Of course I don't expect everyone to be worthy of my touch to have perfect feet, but for the love of humanity, (and your therapist) if your feet look like you could swoop down on a lake and catch a trout, or if they resemble concrete in any way, then it's probably time they met a pumice stone . . . . . . or an electrical sander.

The past month has been extremely busy, but as chance would have it my schedule has been gratuitously peppered with extra helpings of feet that could use some TLC. The last two weeks in particular have seen their fair share of travesties, but two nights ago I had a client that, hands down, had the most repulsive feet I have ever seen. Her heels had cracks in them that looked exactly like the ones you'd find in moistureless volcanic rock. If that weren't bad enough, the cracks were equally as black. These mammoth crevices swallowed massage cream like the dry barren earth of a desert would soak up the rain. I was convinced that her rough alligator feet had never seen a sock, touched a drop of moisture, and certainly never had an encounter with lotion.

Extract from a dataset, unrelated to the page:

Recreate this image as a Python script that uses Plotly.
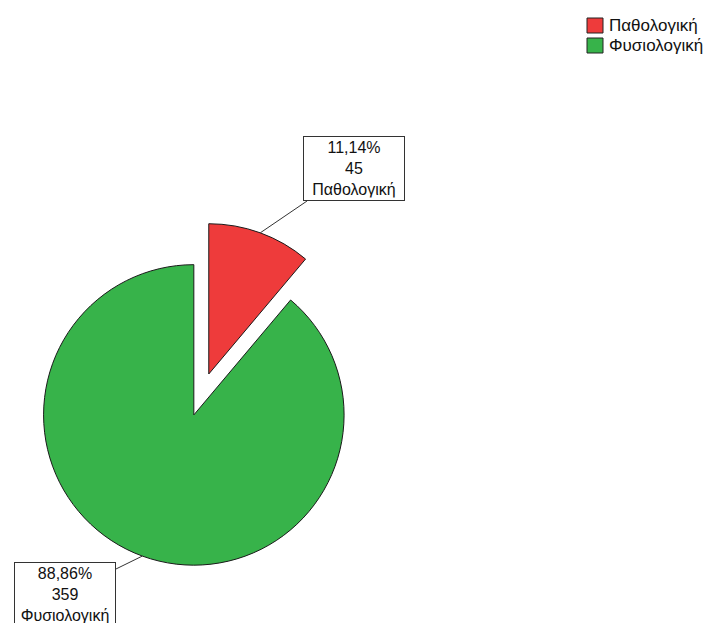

As I continued to lather her death dealing razorblades of calloused flesh with cream, I did all I could to keep from throwing up. No amount of medicated heel cream or Shea butter would ever soften these Komodo Dragon feet. All I could do was try not to cut myself and move on as if nothing had happened, but something had indeed happened my friends, [cue extremely sad violin music] my love for massage died a little that day. Little pieces of my heart had become calloused and hard as stone, eventually becoming brittle and crumbling away as if they had witnessed Medusa's fatal glance.